信用できない中国の統計データ


 新型コロナウイルスによるイタリアの死者は23日、5476人、感染者は5万9138人になった。一方、中国の死者は3261人、感染者は8万1093人となった。死者数でイタリアが中国を上回ったことで、多くのメディアはイタリアの惨状報道に忙しいが、焦点となるべきは中国の実体だ。

 メディアのチェック機能が働く民主国家のイタリアでは当局のデータを疑う必要はないが、伝統的に隠蔽(いんぺい)体質が内在する中国ではデータをうのみにするととんでもないことになりかねない。

 発生源となった武漢市を1月23日に封鎖して、2カ月が経過する中、中国政府は3月18日、武漢市を含む湖北省全体で新規感染者がゼロになったと発表した。その上で24日、武漢封鎖を4月8日に解除する発表を行った。だが、武漢住民の大半は半信半疑とされる。武漢市では感染が疑われる人が病院に行っても、検査で感染が確認されることはなく、恣意(しい)的データが作り上げられていると疑われるからだ。

 この問題では、内部から良心の告発者も出てくるようになった。

 共同電は19日、10日に行われた習近平国家主席の視察に合わせ、症状の残る多数の患者が隔離を急遽(きゅうきょ)解除され、一部の感染検査も停止されていた事実を報道した。隔離施設の医師が、武漢市の状況改善は欺瞞(ぎまん)だと告発しているのだ。医師は、習氏への配慮から対策成功アピールのため治療中の患者数を意図的に減らしていると指摘したとされる。政府の武漢、新規感染者数ゼロは「信頼できない」と断言する。

 党内にも習指導部の責任を問う声が存在する。

 北京大学の桃洋(ヤオヤン)国家発展委員長は15日、中国当局の対応を批判する論文を北京大ホームページで掲載。桃氏は、「新たな感染者を出すことで処分対象にされてしまう」ことで当局者が萎縮している事情があるとして、現場の地方政府に自主性を与えるべきだと主張している。

 習近平国家主席の母校・精華大でも許章潤法学院教授が2月、「感染拡大を隠蔽して先延ばしするのは、ただ『核心』(習氏)の世の繁栄と謳歌(おうか)だけのためであり、民衆のことなど心の片隅にもない」との文章を発表した。その後、許氏は教授職を解かれ自宅軟禁となっている。

 今回の新型コロナの構図は、中国当局の情報 隠蔽から始まったSARS(重症急性呼吸器症候群)と同じだ。
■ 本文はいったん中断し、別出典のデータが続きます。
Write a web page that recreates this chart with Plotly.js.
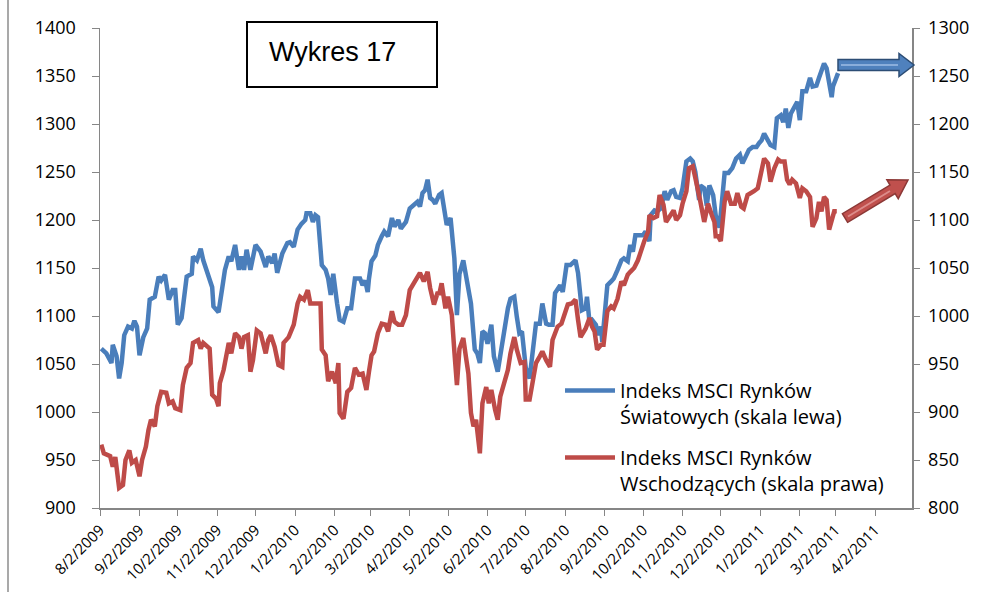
<!DOCTYPE html>
<html>
<head>
<meta charset="utf-8">
<script src="https://cdn.plot.ly/plotly-3.0.1.min.js"></script>
<style>html,body{margin:0;padding:0;background:#fff;}#chart{width:982px;height:592px;}</style>
</head>
<body>
<div id="chart"></div>
<script>
// ---- DATA ----
const worldDates = ["2009-08-03","2009-08-07","2009-08-11","2009-08-12","2009-08-15","2009-08-17","2009-08-19","2009-08-21","2009-08-24","2009-08-27","2009-08-29","2009-08-31","2009-09-02","2009-09-05","2009-09-08","2009-09-10","2009-09-14","2009-09-17","2009-09-19","2009-09-22","2009-09-25","2009-09-28","2009-09-30","2009-10-02","2009-10-05","2009-10-07","2009-10-09","2009-10-13","2009-10-14","2009-10-17","2009-10-20","2009-10-22","2009-10-26","2009-10-29","2009-10-30","2009-11-02","2009-11-03","2009-11-06","2009-11-08","2009-11-11","2009-11-13","2009-11-16","2009-11-19","2009-11-21","2009-11-23","2009-11-25","2009-11-28","2009-12-02","2009-12-06","2009-12-10","2009-12-12","2009-12-15","2009-12-17","2009-12-19","2009-12-23","2009-12-27","2009-12-29","2010-01-01","2010-01-04","2010-01-07","2010-01-10","2010-01-11","2010-01-14","2010-01-16","2010-01-18","2010-01-20","2010-01-23","2010-01-26","2010-01-28","2010-01-30","2010-02-01","2010-02-04","2010-02-06","2010-02-09","2010-02-12","2010-02-15","2010-02-18","2010-02-22","2010-02-24","2010-02-26","2010-02-28","2010-03-01","2010-03-03","2010-03-06","2010-03-08","2010-03-11","2010-03-13","2010-03-16","2010-03-19","2010-03-21","2010-03-24","2010-03-26","2010-03-30","2010-04-02","2010-04-05","2010-04-08","2010-04-10","2010-04-12","2010-04-14","2010-04-16","2010-04-18","2010-04-20","2010-04-22","2010-04-25","2010-04-27","2010-04-30","2010-05-01","2010-05-04","2010-05-07","2010-05-09","2010-05-11","2010-05-14","2010-05-16","2010-05-18","2010-05-20","2010-05-23","2010-05-25","2010-05-27","2010-05-29","2010-05-31","2010-06-02","2010-06-05","2010-06-07","2010-06-10","2010-06-12","2010-06-15","2010-06-18","2010-06-20","2010-06-23","2010-06-25","2010-06-27","2010-06-29","2010-07-02","2010-07-05","2010-07-08","2010-07-10","2010-07-13","2010-07-15","2010-07-18","2010-07-20","2010-07-23","2010-07-25","2010-07-29","2010-07-31","2010-08-03","2010-08-06","2010-08-10","2010-08-12","2010-08-15","2010-08-18","2010-08-19","2010-08-21","2010-08-23","2010-08-26","2010-08-28","2010-08-30","2010-08-31","2010-09-02","2010-09-04","2010-09-07","2010-09-09","2010-09-12","2010-09-15","2010-09-17","2010-09-20","2010-09-22","2010-09-24","2010-09-26","2010-09-29","2010-10-02","2010-10-04","2010-10-07","2010-10-08","2010-10-11","2010-10-13","2010-10-16","2010-10-19","2010-10-21","2010-10-24","2010-10-26","2010-10-28","2010-10-31","2010-11-02","2010-11-05","2010-11-08","2010-11-10","2010-11-12","2010-11-15","2010-11-16","2010-11-19","2010-11-21","2010-11-23","2010-11-26","2010-11-28","2010-12-01","2010-12-03","2010-12-05","2010-12-08","2010-12-11","2010-12-14","2010-12-17","2010-12-19","2010-12-22","2010-12-24","2010-12-27","2010-12-30","2011-01-01","2011-01-03","2011-01-05","2011-01-08","2011-01-10","2011-01-13","2011-01-15","2011-01-18","2011-01-20","2011-01-22","2011-01-24","2011-01-26","2011-01-29","2011-01-31","2011-02-02","2011-02-04","2011-02-07","2011-02-10","2011-02-12","2011-02-15","2011-02-17","2011-02-19","2011-02-21","2011-02-23","2011-02-25","2011-02-27","2011-02-28","2011-03-02","2011-03-04"];
const worldValues = [1066,1061,1051,1070,1058,1035,1051,1080,1089,1087,1095,1089,1059,1078,1087,1117,1120,1141,1137,1143,1117,1127,1127,1091,1098,1124,1141,1144,1162,1158,1170,1158,1141,1130,1110,1106,1104,1130,1148,1162,1157,1174,1148,1162,1148,1169,1148,1174,1167,1151,1162,1155,1165,1145,1165,1176,1177,1172,1190,1196,1200,1207,1207,1198,1205,1203,1153,1148,1139,1122,1144,1113,1096,1094,1108,1108,1139,1139,1132,1137,1125,1139,1157,1163,1174,1183,1188,1183,1202,1193,1200,1191,1198,1212,1216,1219,1214,1228,1231,1242,1223,1221,1217,1226,1228,1205,1195,1202,1160,1101,1144,1158,1144,1124,1113,1065,1061,1051,1084,1082,1071,1091,1058,1042,1059,1089,1108,1118,1120,1099,1082,1084,1046,1035,1068,1092,1092,1113,1092,1091,1091,1124,1132,1125,1153,1153,1158,1145,1106,1108,1120,1094,1096,1091,1080,1089,1073,1101,1132,1136,1139,1148,1158,1160,1157,1174,1167,1184,1184,1184,1188,1178,1205,1210,1209,1212,1230,1221,1230,1231,1224,1223,1233,1261,1264,1261,1250,1221,1236,1233,1215,1236,1226,1205,1192,1223,1249,1249,1254,1264,1268,1259,1266,1273,1276,1276,1280,1283,1290,1283,1278,1276,1306,1309,1302,1316,1296,1311,1318,1323,1304,1334,1334,1348,1339,1340,1348,1356,1363,1358,1339,1328,1339,1348,1353];

const emDates = ["2009-08-03","2009-08-05","2009-08-10","2009-08-12","2009-08-14","2009-08-17","2009-08-20","2009-08-22","2009-08-25","2009-08-27","2009-08-30","2009-09-02","2009-09-04","2009-09-07","2009-09-09","2009-09-11","2009-09-14","2009-09-16","2009-09-19","2009-09-23","2009-09-25","2009-09-28","2009-09-30","2009-10-04","2009-10-06","2009-10-09","2009-10-12","2009-10-14","2009-10-18","2009-10-20","2009-10-22","2009-10-27","2009-10-29","2009-11-01","2009-11-03","2009-11-04","2009-11-07","2009-11-11","2009-11-13","2009-11-16","2009-11-19","2009-11-21","2009-11-23","2009-11-26","2009-11-28","2009-11-30","2009-12-03","2009-12-06","2009-12-10","2009-12-12","2009-12-14","2009-12-17","2009-12-20","2009-12-23","2009-12-24","2009-12-28","2010-01-01","2010-01-04","2010-01-06","2010-01-09","2010-01-12","2010-01-14","2010-01-18","2010-01-22","2010-01-23","2010-01-26","2010-01-28","2010-01-31","2010-02-03","2010-02-05","2010-02-06","2010-02-09","2010-02-12","2010-02-15","2010-02-18","2010-02-21","2010-02-24","2010-02-27","2010-03-01","2010-03-03","2010-03-05","2010-03-08","2010-03-11","2010-03-14","2010-03-16","2010-03-19","2010-03-21","2010-03-24","2010-03-27","2010-03-30","2010-04-02","2010-04-05","2010-04-08","2010-04-10","2010-04-13","2010-04-16","2010-04-18","2010-04-21","2010-04-24","2010-04-25","2010-04-27","2010-04-30","2010-05-02","2010-05-05","2010-05-07","2010-05-09","2010-05-11","2010-05-14","2010-05-16","2010-05-18","2010-05-20","2010-05-22","2010-05-24","2010-05-27","2010-05-29","2010-06-01","2010-06-03","2010-06-05","2010-06-08","2010-06-10","2010-06-12","2010-06-15","2010-06-18","2010-06-20","2010-06-23","2010-06-25","2010-06-28","2010-07-01","2010-07-02","2010-07-05","2010-07-08","2010-07-10","2010-07-13","2010-07-15","2010-07-18","2010-07-21","2010-07-23","2010-07-27","2010-07-30","2010-08-01","2010-08-04","2010-08-07","2010-08-10","2010-08-12","2010-08-14","2010-08-18","2010-08-21","2010-08-23","2010-08-25","2010-08-27","2010-08-30","2010-09-01","2010-09-04","2010-09-07","2010-09-09","2010-09-12","2010-09-15","2010-09-17","2010-09-20","2010-09-22","2010-09-25","2010-09-28","2010-09-30","2010-10-03","2010-10-06","2010-10-07","2010-10-10","2010-10-13","2010-10-15","2010-10-18","2010-10-20","2010-10-23","2010-10-26","2010-10-28","2010-10-31","2010-11-02","2010-11-05","2010-11-07","2010-11-10","2010-11-12","2010-11-15","2010-11-16","2010-11-19","2010-11-22","2010-11-25","2010-11-27","2010-11-28","2010-11-30","2010-12-02","2010-12-05","2010-12-07","2010-12-10","2010-12-13","2010-12-15","2010-12-18","2010-12-20","2010-12-23","2010-12-26","2010-12-28","2010-12-31","2011-01-03","2011-01-05","2011-01-08","2011-01-10","2011-01-13","2011-01-16","2011-01-18","2011-01-21","2011-01-23","2011-01-25","2011-01-27","2011-01-30","2011-02-02","2011-02-04","2011-02-07","2011-02-10","2011-02-12","2011-02-15","2011-02-17","2011-02-19","2011-02-21","2011-02-23","2011-02-25","2011-02-27","2011-03-01","2011-03-03"];
const emValues = [866,857,854,843,853,821,824,850,860,847,850,833,850,864,881,892,885,906,921,920,909,911,904,902,928,946,951,972,975,966,972,966,918,914,906,930,944,972,961,982,978,966,978,980,942,954,985,982,961,975,980,968,949,947,972,978,991,1013,1020,1017,1027,1013,1013,1013,965,959,932,942,930,951,899,893,921,925,946,939,940,923,942,959,963,982,992,991,984,1005,994,991,991,1001,1027,1034,1039,1045,1036,1046,1029,1012,1025,1022,1034,1008,1020,1001,963,928,966,977,958,940,899,885,892,857,909,926,909,923,902,892,916,930,944,961,978,965,951,952,913,913,933,951,958,963,954,947,975,989,992,1001,1012,1013,1017,996,978,987,998,989,984,965,970,970,1005,1010,1008,1018,1036,1032,1043,1046,1050,1058,1067,1078,1088,1105,1102,1104,1126,1116,1098,1104,1110,1100,1105,1117,1130,1154,1156,1144,1121,1119,1098,1117,1105,1098,1083,1083,1078,1119,1130,1117,1117,1128,1114,1112,1126,1128,1130,1133,1150,1164,1159,1140,1154,1163,1161,1161,1142,1137,1142,1138,1123,1133,1130,1124,1093,1102,1119,1109,1124,1121,1090,1100,1109,1109];

const seriesNames = ["Indeks MSCI Rynków<br>Światowych (skala lewa)", "Indeks MSCI Rynków<br>Wschodzących (skala prawa)"];
const chartLabel = "Wykres 17";
const xRange = ["2009-08-02", "2011-05-01"];
const leftRange = [900, 1400];
const rightRange = [800, 1300];

// ---- helpers for decorative shapes (pixel -> paper) ----
const L = 100, R = 70, T = 28, B = 84, W = 982, H = 592;
const pw = W - L - R, ph = H - T - B;
const px = x => (x - L) / pw;
const py = y => (H - B - y) / ph;
function arrowPath(tx, ty, hx, hy, shaftHalf, headHalf, headLen) {
  const dx = hx - tx, dy = hy - ty, len = Math.hypot(dx, dy);
  const ux = dx / len, uy = dy / len, nx = -uy, ny = ux;
  const bx = hx - ux * headLen, by = hy - uy * headLen;
  const pts = [
    [tx + nx * shaftHalf, ty + ny * shaftHalf],
    [bx + nx * shaftHalf, by + ny * shaftHalf],
    [bx + nx * headHalf, by + ny * headHalf],
    [hx, hy],
    [bx - nx * headHalf, by - ny * headHalf],
    [bx - nx * shaftHalf, by - ny * shaftHalf],
    [tx - nx * shaftHalf, ty - ny * shaftHalf]
  ];
  return 'M' + pts.map(p => px(p[0]).toFixed(5) + ',' + py(p[1]).toFixed(5)).join(' L') + ' Z';
}

const traces = [
  {x: worldDates, y: worldValues, name: seriesNames[0], type: 'scatter', mode: 'lines',
   line: {color: '#4A7EBB', width: 4.5}, yaxis: 'y', legendgroup: 'a'},
  {x: emDates, y: emValues, name: seriesNames[1], type: 'scatter', mode: 'lines',
   line: {color: '#BE4B48', width: 4.5}, yaxis: 'y2', legendgroup: 'b'}
];

const axisCol = '#868686';
const layout = {
  width: W, height: H,
  margin: {l: L, r: R, t: T, b: B},
  paper_bgcolor: '#fff', plot_bgcolor: '#fff',
  font: {family: 'Open Sans, sans-serif', color: '#000'},
  showlegend: true,
  legend: {x: px(560), y: py(371), xanchor: 'left', yanchor: 'top', bgcolor: 'rgba(0,0,0,0)',
           font: {size: 20, family: 'Open Sans'}, valign: 'top', traceorder: 'grouped', tracegroupgap: 12,
           itemwidth: 50},
  xaxis: {type: 'date', range: xRange, tick0: '2009-08-02', dtick: 'M1', tickformat: '%-m/%-d/%Y',
          tickangle: -45, showgrid: false, zeroline: false, showline: true, linecolor: axisCol, linewidth: 1.5,
          ticks: 'outside', ticklen: 6, tickcolor: axisCol, tickfont: {size: 15}},
  yaxis: {range: leftRange, dtick: 50, showgrid: false, zeroline: false, showline: true, linecolor: axisCol,
          linewidth: 1.5, ticks: 'outside', ticklen: 7, tickcolor: axisCol, tickfont: {size: 18},
          ticklabelstandoff: 12},
  yaxis2: {range: rightRange, dtick: 50, overlaying: 'y', side: 'right', showgrid: false, zeroline: false,
           showline: true, linecolor: axisCol, linewidth: 1.5, ticks: 'outside', ticklen: 6, tickcolor: axisCol,
           tickfont: {size: 18}, ticklabelstandoff: 5},
  shapes: [
    {type: 'line', xref: 'paper', yref: 'paper', x0: px(8), x1: px(8), y0: py(0), y1: py(592),
     line: {color: '#8c8c8c', width: 1.5}},
    {type: 'rect', xref: 'paper', yref: 'paper', x0: px(247), x1: px(437), y0: py(87), y1: py(22),
     line: {color: '#000', width: 2}, fillcolor: '#fff'},
    {type: 'path', xref: 'paper', yref: 'paper', path: arrowPath(838, 65, 914, 65, 5.5, 11.5, 15),
     fillcolor: '#4F81BD', line: {color: '#2C4D75', width: 1.5}},
    {type: 'line', xref: 'paper', yref: 'paper', x0: px(841), x1: px(898), y0: py(65), y1: py(65),
     line: {color: '#8AAEDB', width: 2}},
    {type: 'path', xref: 'paper', yref: 'paper', path: arrowPath(845, 218, 908, 180, 5, 11, 18),
     fillcolor: '#C0504D', line: {color: '#8C3836', width: 1.5}},
    {type: 'line', xref: 'paper', yref: 'paper', x0: px(848), x1: px(890), y0: py(216.5), y1: py(191),
     line: {color: '#DC8C8A', width: 2}}
  ],
  annotations: [
    {xref: 'paper', yref: 'paper', x: px(332), y: py(52), xanchor: 'center', yanchor: 'middle', showarrow: false,
     text: chartLabel, font: {family: 'Liberation Sans, Arial, sans-serif', size: 27, color: '#000'}}
  ]
};

Plotly.newPlot('chart', traces, layout, {displayModeBar: false, staticPlot: true});
</script>
</body>
</html>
 新型コロナでも中国は当初、「人から人への感染はない」と断言していた。このウソを信用せず、台湾はいち早く中国との人的往来を断ち切ったことで感染拡大を防ぐことができた。

 なお、香港紙サウスチャイナ・モーニング・ポスト(電子版)は22日、2月末時点で中国の新型コロナウイルス感染者4万3000人以上が、「無症状」を理由に感染者の統計から除外されていたと報じた。2月末時点の中国の感染者は公式発表では約8万人だが、これら無症状者を含めると12万人を超えていた計算となる。

 中国国家衛生健康委員会は2月、検査で陽性でも症状がなければ「病原体を広げる確率は低い」と見なし、感染者にカウントしないとの判断基準を示している。